Dude, WTF? Are writers Gregory Weidman and Geoff Tock seriously equating Jefferson Davis, who led a secessionist nation founded on race-based slavery, with Abraham Lincoln, an opponent of slavery? The issue in 1860 wasn’t the “idea” of civil war but the idea that black Americans can and should be property. What does Rao imagine the better alternative to Civil War would have been — letting the South secede to preserve slavery?
Nor does Rao explain how slavery and secession map onto the civil war of 2024; we learn nothing about the issues in that conflict. I presume that’s intentional: by not giving either side’s view, the movie avoids taking a political stance that might offend someone. Trouble is, Rya’s killing people who, as Rao admits, are not directly responsible for the terrorist attack or the war. We’re ultimately supposed to believe murdering them is justified but that requires a much stronger argument than this mess offers.
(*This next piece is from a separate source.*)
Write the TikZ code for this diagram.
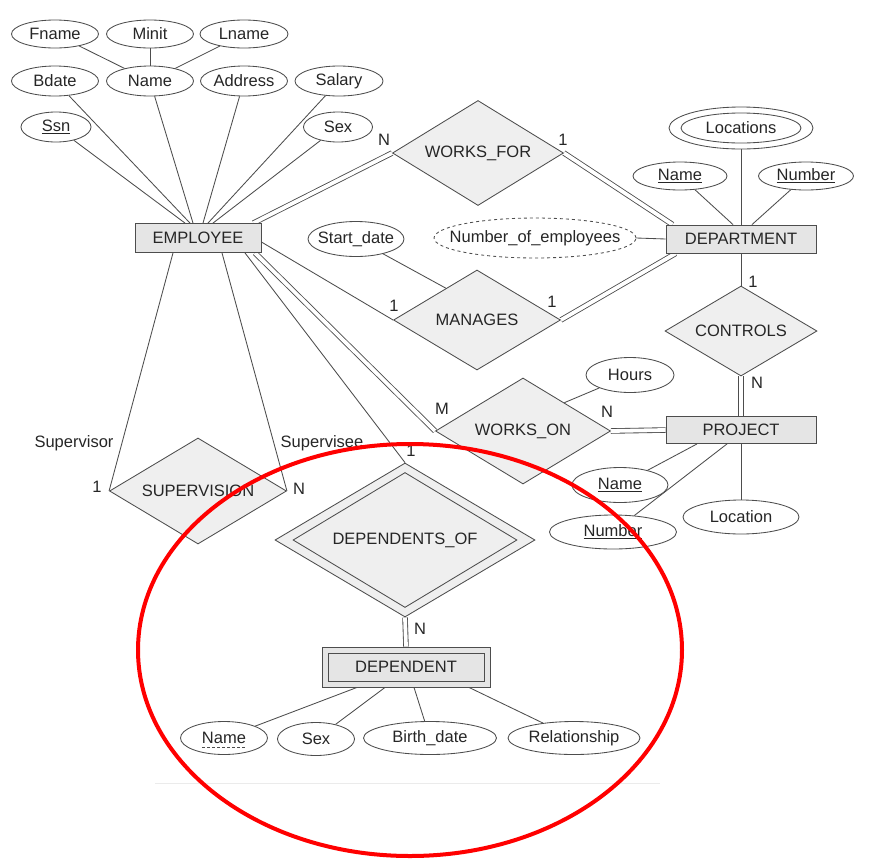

“If it begins with you warning me here on this beach then it always ends with me dying.”
Since I’m on the topic of TV that flopped, I’ll add my review of Frequency from 2016-17 It was one of two CW series that didn’t receive full-season orders from the network that year, which was a good choice on their part.
The terrific 2000 movie of the same name had burnt out cop Jim Caveziel contact his long-dead firefighter father (Dennis Quaid) in the 1960s via an old ham radio and a freak sunspot condition. He saves his father’s life which leads to Mom dying at the hands of a serial killer; can the cop direct his non-cop father to crack the case and save Mom?
Similarly the series has present-day cop Raimy Sulliven (Peyton List) saving her cop dad’s life in 1996 through a ham-radio that talks across time. But further changes ripple out: in the new timeline Raimy never met her fiancee, and her mother died at the hands of the never-caught Nightingale Killer. Can Raimy and father (Riley Smith) work to change things back?
This started well, but I lost interest fast. The trouble is it’s 90 percent a straight cop show: Raimy’s dad is an undercover cop so we hear lots about the dangers and his moral compromises and wear and tear on his family life — if I wanted that, I’d see Chicago Blue or something. And where 2000 and the 1960s set up sharp differences between the two settings, the 1990s just aren’t different enough from now to generate the same interest (though VH-1’s Hindsight managed it). I will give them credit for a genuinely happy ending episode, but I ain’t weeping any tears it didn’t run longer. “I washed them in holy water!”
#SFWApro
The only reason to watch Frequency is because Peyton List is very easy on the eyes.
That is an accurate summation of the series, I think.